Matt Taibbi's (previously) latest Rolling Stone column traces the long history of rich Democrat donors and the officials whom they fund attacking progressive candidates, showing how the same playbook used to attack Dennis Kucinich in 2003 is now being rolled out to attack Bernie Sanders and Elizabeth Warren (I am a donor to both the Sanders and Warren campaigns).
The wealthy and their captured lawmakers smear anyone who offers a progressive alternative as a "spoiler" who will "undermine" the party's chances to beat Republicans; this becomes a critique of the politicians, who are characterized as "narcissists" whose presidential bids are a matter of ego, not policy. This also conveniently switches the discussion away from the policies themselves, refocusing it on personalities, which are then smeared again.
As Adam Johnson writes in FAIR, the press amplifies this tactic by calling the 1% and their enablers "mainstream Democrats" — despite the fact that polls show 78% of Democrats holding a favorable view of Sanders, who also leads every poll on 2020 nominees, and whose polls also show that Sanders can beat Trump.
The insistence that a handful of millionaires and some Congressional lifers who've enriched them are the "mainstream" of the party only makes sense if you take the voters for granted, assuming that they'll vote for whomever the Democrats put on the ballot.

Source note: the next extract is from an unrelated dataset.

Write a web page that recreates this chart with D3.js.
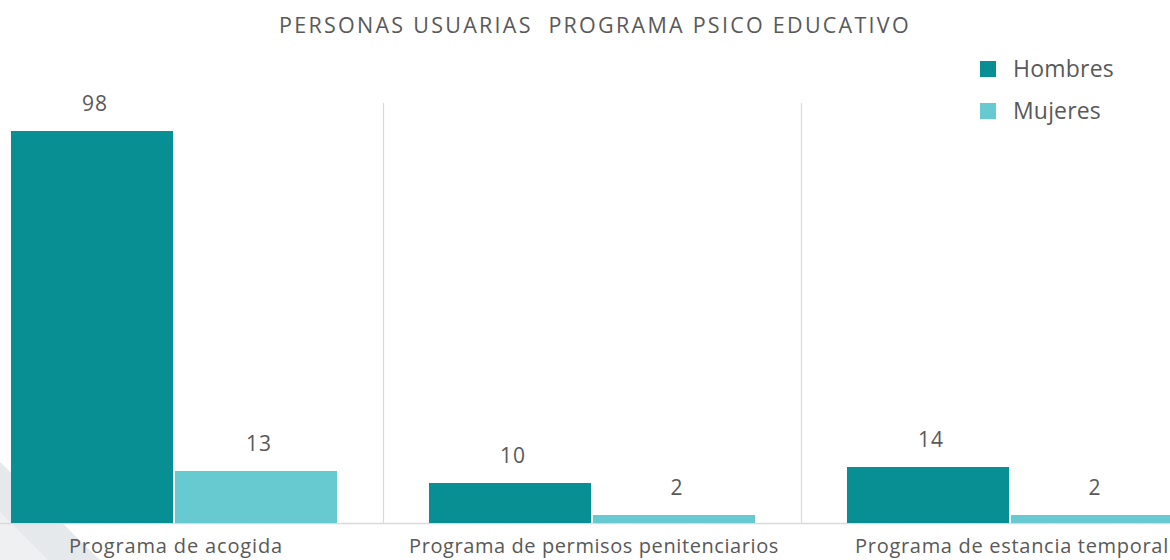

But voters care about substance, which is why I'm so bullish on Elizabeth Warren: as Doug Henwood writes in Jacobin, Warren has the policy details that we've been waiting for. Specific, excellent proposals, on gouging pharma companies, a Piketty-style wealth-tax, breaking up Big Tech monopolists, Right to Repair, and holding execs criminally liable for scams and breaches. Warren's not perfect, but she's a damned sight better than any of the corporatist tools embraced by the party establishment.